Given request: Reproduce exactly the lines below, from the first one through the line containing "import plotly.graph_objects as go", and omit any pictures.

Data shown:
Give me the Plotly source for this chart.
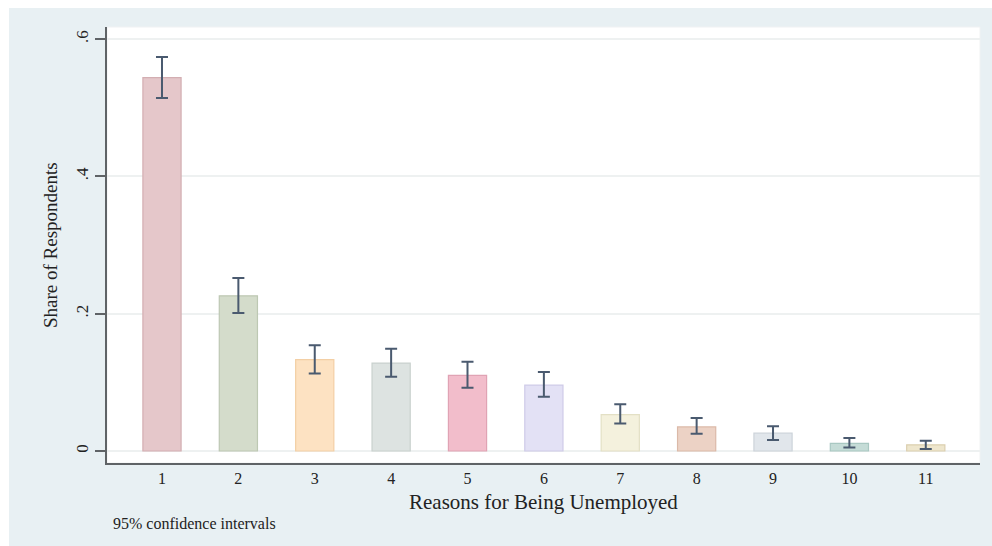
import plotly.graph_objects as go

# ---- data ----
reasons = [1, 2, 3, 4, 5, 6, 7, 8, 9, 10, 11]
share = [0.544, 0.226, 0.133, 0.128, 0.110, 0.096, 0.053, 0.035, 0.026, 0.011, 0.009]
ci_low = [0.514, 0.201, 0.113, 0.108, 0.092, 0.079, 0.040, 0.025, 0.016, 0.005, 0.003]
ci_high = [0.574, 0.252, 0.154, 0.149, 0.130, 0.115, 0.068, 0.048, 0.036, 0.019, 0.015]
ytick_vals = [0, 0.2, 0.4, 0.6]
ytick_text = ["0", ".2", ".4", ".6"]

fills = ["#e5c7ca", "#d4dccb", "#fde2c2", "#dde3e1", "#f2bdcb", "#e3e1f5",
         "#f4f1dd", "#ecd2c5", "#e1e6eb", "#c5dcd7", "#eee6cd"]
borders = ["#d3aeb2", "#bdc8b3", "#f3cfa5", "#c9d1ce", "#e0a3b4", "#cfcbe8",
           "#e3e0c5", "#dbb9a8", "#cdd3da", "#a9c8c2", "#dccfb0"]

err_plus = [h - v for h, v in zip(ci_high, share)]
err_minus = [v - l for v, l in zip(share, ci_low)]

W, H = 992, 546
L, R, T, B = 107, 12, 27, 83
pw, ph = W - L - R, H - T - B

def px_x(x):
    return (x - L) / pw

def px_y(y):
    return (H - B - y) / ph

SERIF = "Liberation Serif, Times New Roman, serif"
BG = "#e8f0f3"

fig = go.Figure()
fig.add_trace(go.Bar(
    x=reasons, y=share, width=0.5,
    marker=dict(color=fills, line=dict(color=borders, width=1.2)),
    error_y=dict(type="data", symmetric=False, array=err_plus, arrayminus=err_minus,
                 color="#4a5a6f", thickness=2, width=6),
    showlegend=False,
))

fig.update_layout(
    width=W, height=H,
    margin=dict(l=L, r=R, t=T, b=B, pad=0),
    paper_bgcolor="white",
    plot_bgcolor="white",
    font=dict(family=SERIF, color="#222222"),
    xaxis=dict(
        range=[0.28, 11.71], tickmode="array", tickvals=reasons,
        ticktext=[str(r) for r in reasons],
        ticks="",
        tickfont=dict(size=16, family=SERIF, color="#222222"),
        showgrid=False, zeroline=False,
        showline=True, linecolor="#5f6366", linewidth=2,
        fixedrange=True,
    ),
    yaxis=dict(
        range=[-0.0175, 0.6176], tickmode="array", tickvals=ytick_vals,
        ticktext=ytick_text, tickangle=-90,
        ticks="outside", ticklen=10, tickwidth=1.5, tickcolor="#5f6366",
        tickfont=dict(size=17, family=SERIF, color="#222222"),
        showgrid=True, gridcolor="#eef1f1", gridwidth=1.5,
        zeroline=False,
        showline=True, linecolor="#5f6366", linewidth=2,
    ),
    shapes=[
        dict(type="rect", xref="paper", yref="paper", layer="below",
             x0=px_x(9), x1=px_x(W + 5), y0=px_y(H + 5), y1=px_y(8),
             fillcolor=BG, line=dict(width=0)),
        dict(type="rect", xref="paper", yref="paper", layer="below",
             x0=0, x1=1, y0=0, y1=1,
             fillcolor="white", line=dict(color="#f0f2f3", width=1)),
    ],
    annotations=[
        dict(text="Reasons for Being Unemployed", xref="paper", yref="paper",
             x=0.5, y=px_y(502), xanchor="center", yanchor="middle",
             showarrow=False, font=dict(size=21, family=SERIF, color="#222222")),
        dict(text="Share of Respondents", xref="paper", yref="paper",
             x=px_x(50), y=px_y(245), xanchor="center", yanchor="middle",
             textangle=-90, showarrow=False,
             font=dict(size=19, family=SERIF, color="#222222")),
        dict(text="95% confidence intervals", xref="paper", yref="paper",
             x=px_x(111), y=px_y(523), xanchor="left", yanchor="middle",
             showarrow=False, font=dict(size=16, family=SERIF, color="#222222")),
    ],
)

fig.write_html("out.html")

Answer in full:
Give me the Plotly source for this chart.
import plotly.graph_objects as go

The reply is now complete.